#### [What you have to do]
Leaving out every picture, copy the lines of the data exactly, from the first through the line containing "import * as".

-- Begin --

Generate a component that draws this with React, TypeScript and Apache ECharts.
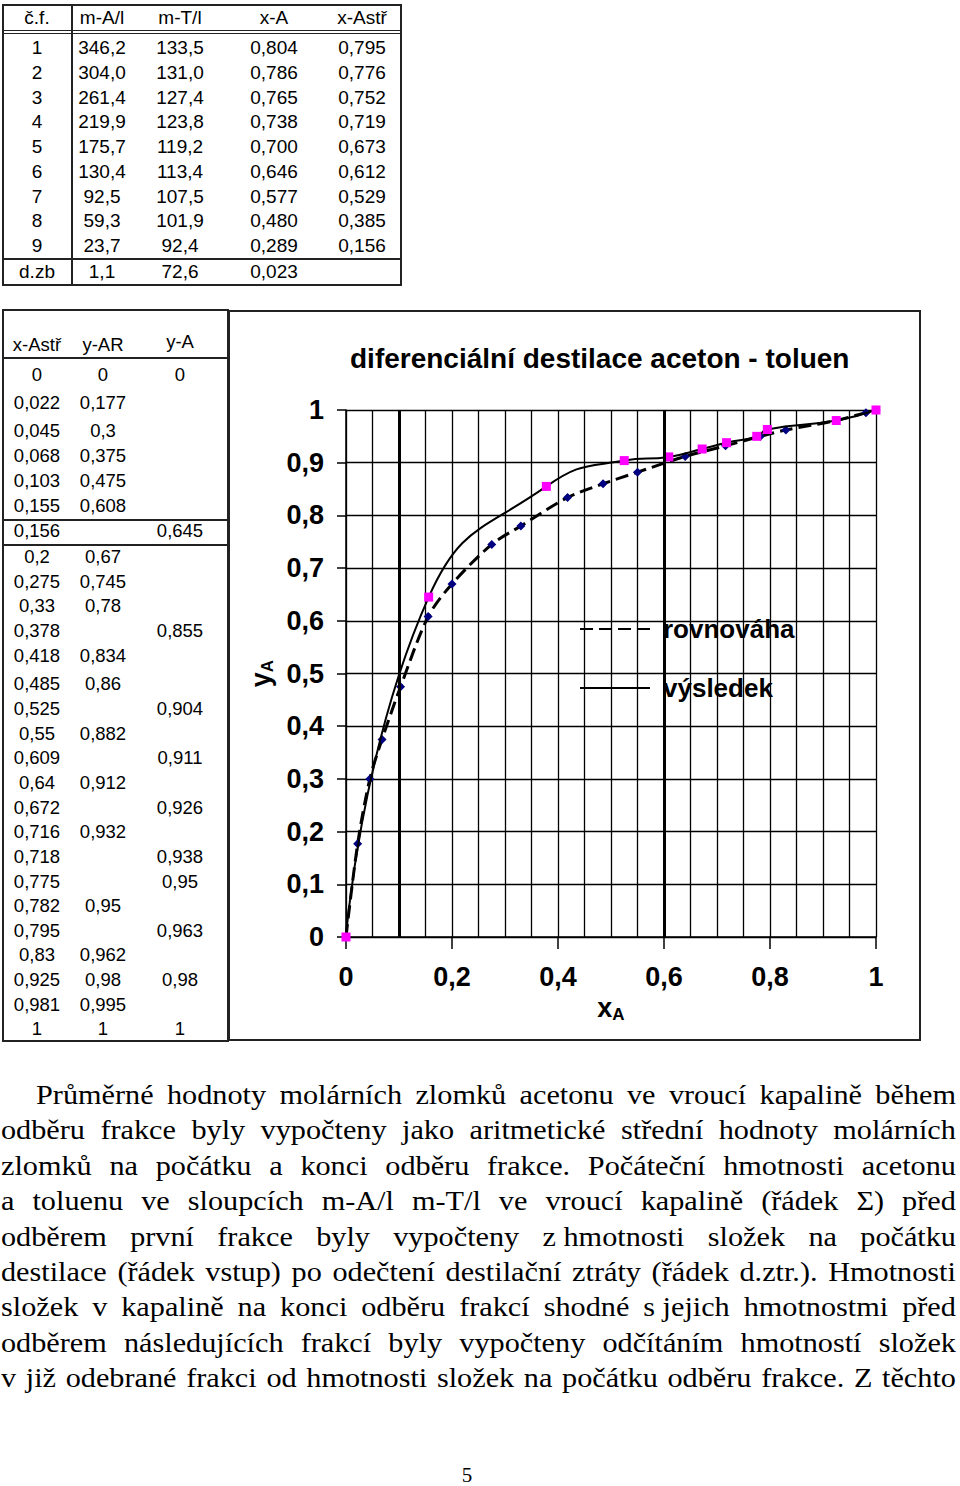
import React, { useEffect, useRef } from "react";
import * as echarts from "echarts";

// ---- Top table: fractions ----
const fractionLabels = ["1", "2", "3", "4", "5", "6", "7", "8", "9"];
const massA = [346.2, 304.0, 261.4, 219.9, 175.7, 130.4, 92.5, 59.3, 23.7];
const massT = [133.5, 131.0, 127.4, 123.8, 119.2, 113.4, 107.5, 101.9, 92.4];
const xAValues = [0.804, 0.786, 0.765, 0.738, 0.7, 0.646, 0.577, 0.48, 0.289];
const xAStrValues = [0.795, 0.776, 0.752, 0.719, 0.673, 0.612, 0.529, 0.385, 0.156];
const lossLabel = "d.zb";
const lossMassA = 1.1;
const lossMassT = 72.6;
const lossXA = 0.023;
const topHeaders = ["č.f.", "m-A/l", "m-T/l", "x-A", "x-Astř"];

// ---- Second table / chart data ----
const tableHeaders = ["x-Astř", "y-AR", "y-A"];
const xAStr = [
  0, 0.022, 0.045, 0.068, 0.103, 0.155, 0.156, 0.2, 0.275, 0.33, 0.378, 0.418, 0.485, 0.525,
  0.55, 0.609, 0.64, 0.672, 0.716, 0.718, 0.775, 0.782, 0.795, 0.83, 0.925, 0.981, 1,
];
const yAR: (number | null)[] = [
  0, 0.177, 0.3, 0.375, 0.475, 0.608, null, 0.67, 0.745, 0.78, null, 0.834, 0.86, null,
  0.882, null, 0.912, null, 0.932, null, null, 0.95, null, 0.962, 0.98, 0.995, 1,
];
const yA: (number | null)[] = [
  0, null, null, null, null, null, 0.645, null, null, null, 0.855, null, null, 0.904,
  null, 0.911, null, 0.926, null, 0.938, 0.95, null, 0.963, null, 0.98, null, 1,
];
const heavyGridX = [0.1, 0.6];

const chartTitle = "diferenciální destilace aceton - toluen";
const seriesNames = ["rovnováha", "výsledek"];

const paragraphLines = [
  "Průměrné hodnoty molárních zlomků acetonu ve vroucí kapalině během",
  "odběru frakce byly vypočteny jako aritmetické střední hodnoty molárních",
  "zlomků na počátku a konci odběru frakce. Počáteční hmotnosti acetonu",
  "a toluenu ve sloupcích m-A/l m-T/l ve vroucí kapalině (řádek Σ) před",
  "odběrem první frakce byly vypočteny z\u00a0hmotnosti složek na počátku",
  "destilace (řádek vstup) po odečtení destilační ztráty (řádek d.ztr.). Hmotnosti",
  "složek v kapalině na konci odběru frakcí shodné s\u00a0jejich hmotnostmi před",
  "odběrem následujících frakcí byly vypočteny odčítáním hmotností složek",
  "v již odebrané frakci od hmotnosti složek na počátku odběru frakce. Z těchto",
];
const pageNumber = "5";

// layout of the side table rows (text centres, px)
const sideRowY = [
  375, 403, 431, 456, 481, 506, 531, 557, 582, 606, 631, 656, 684, 709, 734, 758, 783, 808,
  832, 857, 882, 906, 931, 955, 980, 1005, 1029,
];

const comma = (s: string) => s.replace(".", ",");
const fmtNum = (v: number) => comma(String(+v.toFixed(3)));

const SANS = '"Liberation Sans", Arial, Helvetica, sans-serif';
const SERIF = '"Liberation Serif", "Times New Roman", serif';
const LINE = "#222";

function Cell({ cx, cy, text, size = 19 }: { cx: number; cy: number; text: string; size?: number }) {
  return (
    <div
      style={{
        position: "absolute",
        left: cx - 50,
        width: 100,
        top: cy - 11,
        height: 22,
        lineHeight: "22px",
        textAlign: "center",
        fontSize: size,
        fontFamily: SANS,
        color: "#000",
        whiteSpace: "nowrap",
      }}
    >
      {text}
    </div>
  );
}

function HLine({ x1, x2, y, w = 1 }: { x1: number; x2: number; y: number; w?: number }) {
  return <div style={{ position: "absolute", left: x1, top: y, width: x2 - x1, height: w, background: LINE }} />;
}
function VLine({ x, y1, y2, w = 1 }: { x: number; y1: number; y2: number; w?: number }) {
  return <div style={{ position: "absolute", left: x, top: y1, width: w, height: y2 - y1, background: LINE }} />;
}

function TopTable() {
  const cols = [37, 102, 180, 274, 362];
  const rowY = (i: number) => 48 + i * 24.75;
  return (
    <>
      <div
        style={{
          position: "absolute",
          left: 2,
          top: 4,
          width: 400,
          height: 282,
          border: `2px solid ${LINE}`,
          boxSizing: "border-box",
        }}
      />
      <VLine x={71} y1={4} y2={286} w={1.5} />
      <HLine x1={2} x2={402} y={30} w={1.2} />
      <HLine x1={2} x2={402} y={33} w={1.2} />
      <HLine x1={2} x2={402} y={258} w={1.5} />
      {topHeaders.map((h, j) => (
        <Cell key={"h" + j} cx={cols[j]} cy={18} text={h} />
      ))}
      {fractionLabels.map((f, i) => (
        <React.Fragment key={"r" + i}>
          <Cell cx={cols[0]} cy={rowY(i)} text={f} />
          <Cell cx={cols[1]} cy={rowY(i)} text={comma(massA[i].toFixed(1))} />
          <Cell cx={cols[2]} cy={rowY(i)} text={comma(massT[i].toFixed(1))} />
          <Cell cx={cols[3]} cy={rowY(i)} text={comma(xAValues[i].toFixed(3))} />
          <Cell cx={cols[4]} cy={rowY(i)} text={comma(xAStrValues[i].toFixed(3))} />
        </React.Fragment>
      ))}
      <Cell cx={cols[0]} cy={272} text={lossLabel} />
      <Cell cx={cols[1]} cy={272} text={comma(lossMassA.toFixed(1))} />
      <Cell cx={cols[2]} cy={272} text={comma(lossMassT.toFixed(1))} />
      <Cell cx={cols[3]} cy={272} text={comma(lossXA.toFixed(3))} />
    </>
  );
}

function SideTable() {
  const cols = [37, 103, 180];
  const sep = xAStr.findIndex((_, i) => yAR[i] == null);
  const above = Math.round((sideRowY[sep - 1] + sideRowY[sep]) / 2);
  const below = Math.round((sideRowY[sep] + sideRowY[sep + 1]) / 2);
  return (
    <>
      <div
        style={{
          position: "absolute",
          left: 2,
          top: 309,
          width: 227,
          height: 733,
          border: `2px solid ${LINE}`,
          boxSizing: "border-box",
        }}
      />
      <HLine x1={2} x2={228} y={357} w={1.5} />
      <HLine x1={2} x2={228} y={above} w={1.5} />
      <HLine x1={2} x2={228} y={below} w={1.5} />
      <Cell cx={cols[0]} cy={345} text={tableHeaders[0]} size={18.5} />
      <Cell cx={cols[1]} cy={345} text={tableHeaders[1]} size={18.5} />
      <Cell cx={cols[2]} cy={342} text={tableHeaders[2]} size={18.5} />
      {xAStr.map((x, i) => (
        <React.Fragment key={"s" + i}>
          <Cell cx={cols[0]} cy={sideRowY[i]} text={fmtNum(x)} size={18.5} />
          {yAR[i] != null && <Cell cx={cols[1]} cy={sideRowY[i]} text={fmtNum(yAR[i] as number)} size={18.5} />}
          {yA[i] != null && <Cell cx={cols[2]} cy={sideRowY[i]} text={fmtNum(yA[i] as number)} size={18.5} />}
        </React.Fragment>
      ))}
    </>
  );
}

function Chart() {
  const ref = useRef<HTMLDivElement>(null);
  useEffect(() => {
    if (!ref.current) return;
    const chart = echarts.init(ref.current, null, { renderer: "svg" });
    const eqData = xAStr.map((x, i) => (yAR[i] != null ? [x, yAR[i]] : null)).filter(Boolean);
    const resData = xAStr.map((x, i) => (yA[i] != null ? [x, yA[i]] : null)).filter(Boolean);
    const axisFmt = (v: number) => comma(String(+v.toFixed(2)));
    chart.setOption({
      animation: false,
      backgroundColor: "#fff",
      textStyle: { fontFamily: SANS },
      title: {
        text: chartTitle,
        left: 116,
        top: 28,
        textStyle: { fontSize: 28, fontWeight: "bold", color: "#000", fontFamily: SANS },
      },
      legend: {
        orient: "vertical",
        left: 345,
        top: 300,
        itemWidth: 70,
        itemHeight: 14,
        itemGap: 33,
        data: seriesNames,
        itemStyle: { color: "rgba(0,0,0,0)", borderWidth: 0 },
        textStyle: { fontSize: 26, fontWeight: "bold", color: "#000", fontFamily: SANS, padding: [0, 0, 0, 8] },
      },
      grid: { left: 117, right: 44, top: 99, bottom: 103 },
      xAxis: {
        type: "value",
        min: 0,
        max: 1,
        interval: 0.2,
        name: "{x|x}{s|A}",
        nameLocation: "middle",
        nameGap: 55,
        nameTextStyle: {
          rich: {
            x: { fontSize: 27, fontWeight: "bold", color: "#000", fontFamily: SANS, lineHeight: 30 },
            s: { fontSize: 17, fontWeight: "bold", color: "#000", fontFamily: SANS, lineHeight: 30, verticalAlign: "bottom" },
          },
        },
        axisLine: { show: true, onZero: false, lineStyle: { color: "#000", width: 1.5 } },
        axisTick: { show: true, length: 12, lineStyle: { color: "#000", width: 1.5 } },
        axisLabel: {
          formatter: axisFmt,
          fontSize: 27,
          fontWeight: "bold",
          color: "#000",
          margin: 26,
          fontFamily: SANS,
        },
        splitLine: { show: true, lineStyle: { color: "#000", width: 1.3 } },
        minorTick: { show: false, splitNumber: 4 },
        minorSplitLine: { show: true, lineStyle: { color: "#000", width: 1.3 } },
      },
      yAxis: {
        type: "value",
        min: 0,
        max: 1,
        interval: 0.1,
        name: "{y|y}{s|A}",
        nameLocation: "middle",
        nameRotate: 90,
        nameGap: 70,
        nameTextStyle: {
          rich: {
            y: { fontSize: 27, fontWeight: "bold", color: "#000", fontFamily: SANS, lineHeight: 30 },
            s: { fontSize: 17, fontWeight: "bold", color: "#000", fontFamily: SANS, lineHeight: 30, verticalAlign: "bottom" },
          },
        },
        axisLine: { show: true, onZero: false, lineStyle: { color: "#000", width: 1.5 } },
        axisTick: { show: true, length: 9, lineStyle: { color: "#000", width: 1.5 } },
        axisLabel: {
          formatter: axisFmt,
          fontSize: 27,
          fontWeight: "bold",
          color: "#000",
          margin: 22,
          fontFamily: SANS,
        },
        splitLine: { show: true, lineStyle: { color: "#000", width: 1.3 } },
      },
      series: [
        {
          name: seriesNames[0],
          type: "line",
          data: eqData,
          smooth: 0.3,
          symbol: "diamond",
          symbolSize: 9,
          itemStyle: { color: "#000080" },
          lineStyle: { color: "#000", width: 3, type: [13, 6] },
          z: 3,
        },
        {
          name: seriesNames[1],
          type: "line",
          data: resData,
          smooth: 0.5,
          symbol: "rect",
          symbolSize: 9,
          itemStyle: { color: "#ff00ff" },
          lineStyle: { color: "#000", width: 2 },
          z: 4,
          markLine: {
            silent: true,
            symbol: "none",
            label: { show: false },
            lineStyle: { color: "#000", width: 3, type: "solid" },
            data: heavyGridX.map((v) => ({ xAxis: v })),
          },
        },
      ],
    });
    return () => chart.dispose();
  }, []);
  return (
    <>
      <div ref={ref} style={{ position: "absolute", left: 229, top: 311, width: 691, height: 729 }} />
      <div
        style={{
          position: "absolute",
          left: 228,
          top: 310,
          width: 693,
          height: 731,
          border: `2px solid ${LINE}`,
          boxSizing: "border-box",
          pointerEvents: "none",
        }}
      />
    </>
  );
}

function Paragraph() {
  const SCALE = 1.08;
  return (
    <>
      {paragraphLines.map((line, i) => {
        const left = i === 0 ? 36 : 1;
        const fullWidth = 956 - left;
        return (
          <div
            key={i}
            style={{
              position: "absolute",
              left,
              width: fullWidth / SCALE,
              top: 1077 + i * 35.4,
              height: 36,
              lineHeight: "36px",
              fontSize: 28,
              fontFamily: SERIF,
              color: "#000",
              display: "flex",
              justifyContent: "space-between",
              whiteSpace: "nowrap",
              transform: `scaleX(${SCALE})`,
              transformOrigin: "0 0",
            }}
          >
            {line.split(/ +/).map((w, k) => (
              <span key={k}>{w}</span>
            ))}
          </div>
        );
      })}
      <div
        style={{
          position: "absolute",
          left: 447,
          width: 40,
          top: 1464,
          height: 22,
          lineHeight: "22px",
          textAlign: "center",
          fontSize: 21,
          fontFamily: SERIF,
          color: "#000",
        }}
      >
        {pageNumber}
      </div>
    </>
  );
}

export default function App() {
  return (
    <div
      style={{
        position: "absolute",
        left: 0,
        top: 0,
        width: 960,
        height: 1486,
        background: "#fff",
        overflow: "hidden",
      }}
    >
      <TopTable />
      <SideTable />
      <Chart />
      <Paragraph />
    </div>
  );
}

-- End --

#### [Task response]
Generate a component that draws this with React, TypeScript and Apache ECharts.
import React, { useEffect, useRef } from "react";
import * as echarts from "echarts";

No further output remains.